## Prompt
Below is a listing. Quote from it, exactly, the lines from the one containing "Convert this chart to Apache ECharts code." down to the one containing "const seriesNames = ['Pre-Failure", both ends included, and nothing else.

## Stored rows
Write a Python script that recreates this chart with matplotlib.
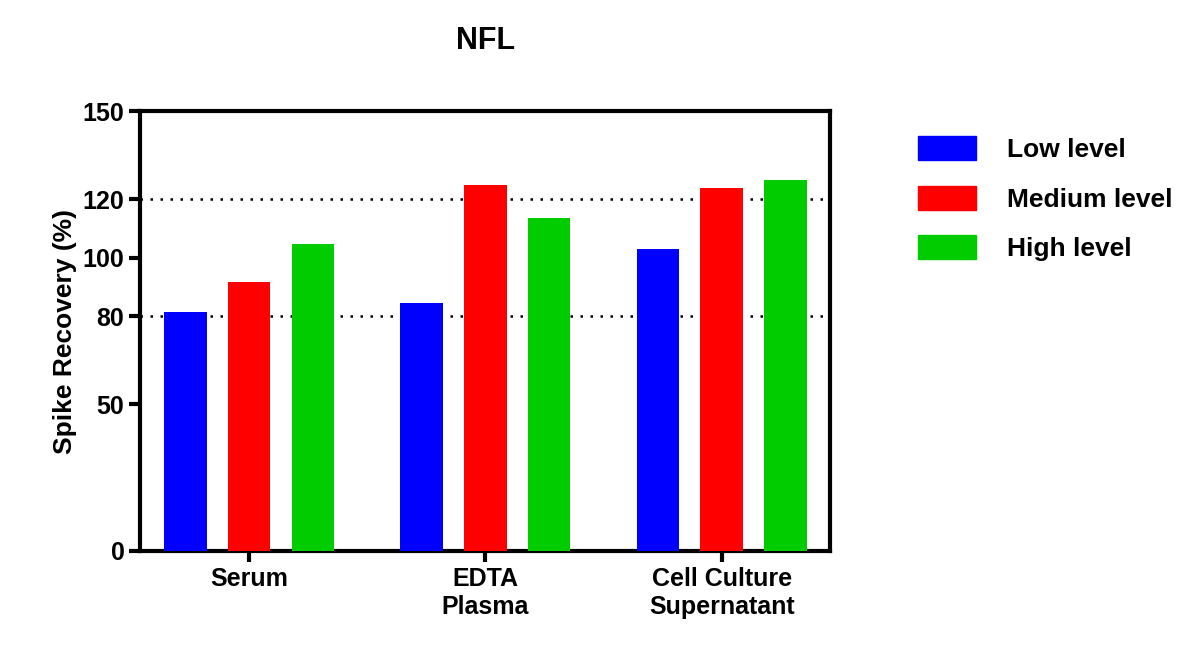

==

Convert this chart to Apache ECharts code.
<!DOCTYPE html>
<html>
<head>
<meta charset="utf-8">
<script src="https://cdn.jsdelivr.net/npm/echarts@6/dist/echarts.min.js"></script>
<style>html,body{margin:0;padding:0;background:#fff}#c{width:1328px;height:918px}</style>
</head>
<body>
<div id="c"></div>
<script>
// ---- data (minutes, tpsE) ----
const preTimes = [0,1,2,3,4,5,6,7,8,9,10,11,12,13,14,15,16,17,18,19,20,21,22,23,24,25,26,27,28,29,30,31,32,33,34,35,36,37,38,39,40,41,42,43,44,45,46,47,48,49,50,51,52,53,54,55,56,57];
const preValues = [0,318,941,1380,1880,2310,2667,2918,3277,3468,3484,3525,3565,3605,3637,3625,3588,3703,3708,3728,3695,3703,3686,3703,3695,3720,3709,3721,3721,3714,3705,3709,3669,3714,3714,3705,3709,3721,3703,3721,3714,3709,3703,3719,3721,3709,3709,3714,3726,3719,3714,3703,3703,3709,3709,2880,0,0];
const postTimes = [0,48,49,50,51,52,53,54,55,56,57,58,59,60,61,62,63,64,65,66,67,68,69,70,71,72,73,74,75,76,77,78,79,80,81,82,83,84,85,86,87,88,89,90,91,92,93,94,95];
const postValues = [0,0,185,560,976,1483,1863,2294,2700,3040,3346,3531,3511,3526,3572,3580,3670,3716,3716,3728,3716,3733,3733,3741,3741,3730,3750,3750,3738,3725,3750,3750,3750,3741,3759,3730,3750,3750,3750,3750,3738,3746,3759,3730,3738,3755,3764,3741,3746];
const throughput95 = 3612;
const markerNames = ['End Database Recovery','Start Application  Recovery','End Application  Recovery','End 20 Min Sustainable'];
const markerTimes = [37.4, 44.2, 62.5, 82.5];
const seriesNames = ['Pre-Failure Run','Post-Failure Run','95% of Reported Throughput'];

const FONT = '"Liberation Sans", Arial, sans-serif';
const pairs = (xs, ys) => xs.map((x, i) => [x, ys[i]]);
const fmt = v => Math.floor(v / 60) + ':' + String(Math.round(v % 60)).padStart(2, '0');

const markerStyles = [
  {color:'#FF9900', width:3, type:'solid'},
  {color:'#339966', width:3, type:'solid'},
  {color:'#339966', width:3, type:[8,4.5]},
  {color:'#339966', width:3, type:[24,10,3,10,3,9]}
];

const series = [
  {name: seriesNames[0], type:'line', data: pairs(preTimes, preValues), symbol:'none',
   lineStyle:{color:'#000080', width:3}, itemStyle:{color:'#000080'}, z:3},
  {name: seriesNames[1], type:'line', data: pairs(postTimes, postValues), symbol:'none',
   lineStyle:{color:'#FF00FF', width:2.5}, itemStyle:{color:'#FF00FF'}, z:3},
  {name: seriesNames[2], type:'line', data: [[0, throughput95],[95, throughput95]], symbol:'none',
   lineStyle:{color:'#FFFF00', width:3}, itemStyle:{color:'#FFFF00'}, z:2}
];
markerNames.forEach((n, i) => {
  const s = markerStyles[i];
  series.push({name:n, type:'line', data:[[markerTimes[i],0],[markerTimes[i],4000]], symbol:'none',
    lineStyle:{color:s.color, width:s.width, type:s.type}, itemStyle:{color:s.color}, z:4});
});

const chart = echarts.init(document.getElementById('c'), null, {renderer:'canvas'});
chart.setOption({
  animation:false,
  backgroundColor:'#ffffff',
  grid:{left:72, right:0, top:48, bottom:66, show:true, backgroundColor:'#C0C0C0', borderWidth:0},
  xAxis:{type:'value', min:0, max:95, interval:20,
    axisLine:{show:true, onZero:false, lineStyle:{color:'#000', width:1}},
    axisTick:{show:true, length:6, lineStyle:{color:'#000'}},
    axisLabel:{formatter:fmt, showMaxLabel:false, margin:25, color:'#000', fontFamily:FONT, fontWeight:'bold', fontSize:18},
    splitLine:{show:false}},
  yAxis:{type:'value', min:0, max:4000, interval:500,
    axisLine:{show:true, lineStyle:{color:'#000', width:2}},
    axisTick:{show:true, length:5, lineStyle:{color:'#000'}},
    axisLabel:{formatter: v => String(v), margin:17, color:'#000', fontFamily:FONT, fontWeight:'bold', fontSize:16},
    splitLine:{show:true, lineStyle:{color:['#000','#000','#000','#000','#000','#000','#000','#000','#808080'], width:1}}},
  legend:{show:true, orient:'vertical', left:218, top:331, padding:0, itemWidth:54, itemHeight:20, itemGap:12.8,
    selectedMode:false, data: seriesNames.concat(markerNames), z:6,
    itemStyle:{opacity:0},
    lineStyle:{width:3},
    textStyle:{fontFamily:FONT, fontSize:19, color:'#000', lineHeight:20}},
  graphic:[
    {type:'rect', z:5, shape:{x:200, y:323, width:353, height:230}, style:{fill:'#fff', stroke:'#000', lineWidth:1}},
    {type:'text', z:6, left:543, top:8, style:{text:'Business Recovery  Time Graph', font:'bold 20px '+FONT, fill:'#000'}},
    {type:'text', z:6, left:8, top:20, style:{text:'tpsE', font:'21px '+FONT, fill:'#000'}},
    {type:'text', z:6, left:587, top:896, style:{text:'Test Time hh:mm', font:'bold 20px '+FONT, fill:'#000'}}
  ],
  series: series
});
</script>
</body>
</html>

--

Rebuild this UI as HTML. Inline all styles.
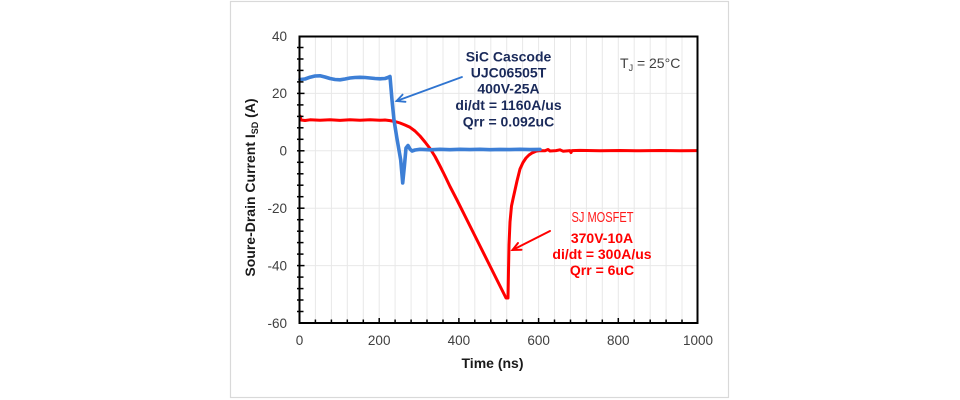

## The solution
Convert this chart to Apache ECharts code.
<!DOCTYPE html>
<html>
<head>
<meta charset="utf-8">
<script src="https://cdn.jsdelivr.net/npm/echarts@6/dist/echarts.min.js"></script>
<style>html,body{margin:0;padding:0;background:#fff}#c{width:1328px;height:918px}</style>
</head>
<body>
<div id="c"></div>
<script>
// ---- data (minutes, tpsE) ----
const preTimes = [0,1,2,3,4,5,6,7,8,9,10,11,12,13,14,15,16,17,18,19,20,21,22,23,24,25,26,27,28,29,30,31,32,33,34,35,36,37,38,39,40,41,42,43,44,45,46,47,48,49,50,51,52,53,54,55,56,57];
const preValues = [0,318,941,1380,1880,2310,2667,2918,3277,3468,3484,3525,3565,3605,3637,3625,3588,3703,3708,3728,3695,3703,3686,3703,3695,3720,3709,3721,3721,3714,3705,3709,3669,3714,3714,3705,3709,3721,3703,3721,3714,3709,3703,3719,3721,3709,3709,3714,3726,3719,3714,3703,3703,3709,3709,2880,0,0];
const postTimes = [0,48,49,50,51,52,53,54,55,56,57,58,59,60,61,62,63,64,65,66,67,68,69,70,71,72,73,74,75,76,77,78,79,80,81,82,83,84,85,86,87,88,89,90,91,92,93,94,95];
const postValues = [0,0,185,560,976,1483,1863,2294,2700,3040,3346,3531,3511,3526,3572,3580,3670,3716,3716,3728,3716,3733,3733,3741,3741,3730,3750,3750,3738,3725,3750,3750,3750,3741,3759,3730,3750,3750,3750,3750,3738,3746,3759,3730,3738,3755,3764,3741,3746];
const throughput95 = 3612;
const markerNames = ['End Database Recovery','Start Application  Recovery','End Application  Recovery','End 20 Min Sustainable'];
const markerTimes = [37.4, 44.2, 62.5, 82.5];
const seriesNames = ['Pre-Failure Run','Post-Failure Run','95% of Reported Throughput'];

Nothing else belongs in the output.